I know what it’s like to have your confidence shattered and want to just give up. In 2010 I gave birth to baby no 3, Elizabeth . A few months after, keen on getting back into my normal jeans, I took up walking with one of my girlfriends. Walking turned into slow jogging which turned into me signing up for a 0 -46k 20-week programme with a local club and the Dublin city marathon in Oct 2010. I was feeling confident and energised by my new found freedom. I was getting out of the house a couple of times a week and was beginning to feel bullet proof again! Family life was great, Mum was happy so too were the rest of the crew. Then training started to intensify and the mileage started to creep up. Aches and pains were now par for the course. All the runners I knew were sharing stories of the knee niggles and back pain after each training session over a cup of tea back in the club house.
On one particular training session we were required to run 18 miles, the group I was running with that evening had two 9 mile loops around the country roads in Dunleer, Co Louth. It was a beautiful August evening and I had completed the first lap unscathed, then ¾ of the way around the second loop I peed myself, a lot! At first I actually didn’t know what was happening. Realisation quickly turned to mortification and complete shock and horror. I moved slowly to the back of the line and composed myself. I hoped I could get back to the club house and my car without anyone realising what had happened to me.
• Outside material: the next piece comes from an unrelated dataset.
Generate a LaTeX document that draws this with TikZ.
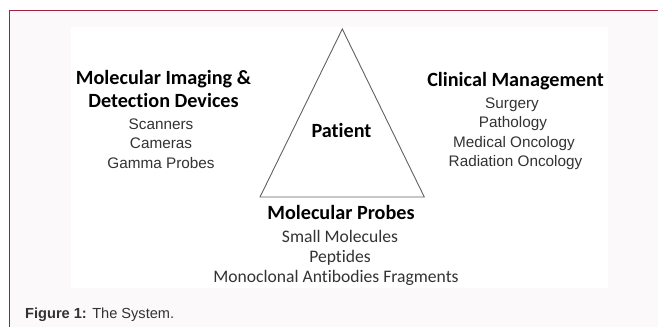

It was a long lonely 2 miles to the car, feeling like a failure. I sped home, ran into the house, showered and didn’t speak to anyone about what had just occurred. I felt a sense of loss, isolation and a total loss of control.
I finished the training though and completed the marathon. It’s funny really, whilst I was back wearing my skinny jeans again and looking fit on the outside, I was far from fit on the inside. After the marathon I went back to my obstetrician for check up and was told to allow the body time to heal She showed me how to do my pelvic floor exercises correctly. We are all given a leaflet in the hospital describing how to do them but when you are shown its a different ball game. So much clarity! I seriously would recommend everyone to have one check up with a women’s health physio to steer them the right way!!!
What was I thinking really? I had rushed back into a high impact sport too soon after having a baby and now realise the repetitive pounding wasn’t good for my core. Being an Engineer I’ve been taught to look for solutions to problems and I spent the next few years researching the issue, attending conferences and engaging with the medical professions in this area. To me there was a disconnect between the sports industry and the medical world and information, education was not readily available to women who need to protect their foundation. I searched online forums and found literally millions of women feeling just like I did. The need for stylish supportive sports wear was apparent, sportswear that would protect their core and prevent irreversible damage. EVB Sport was set up to do just that! A company that would support women in mind and body.
Its not until things go wrong do you understand the importance of the pelvic floor muscles and all around it. The body is an amazing machine and I love working in this fascinating field. There is so much to learn and every woman’s body is different. I see young Mums out now pressurising themselves to get back in shape and feel like themselves again. They don’t realise that they might be causing irreversible damage to themselves. I haven’t ran another marathon since – yes a few half marathons and maybe there is one more in me but there is one thing for sure I want to continue being active and sporty just like my Mum well into her 70’s. I know I can do that with my EVB’s. Nothing will keep me younger and stronger than a fit core!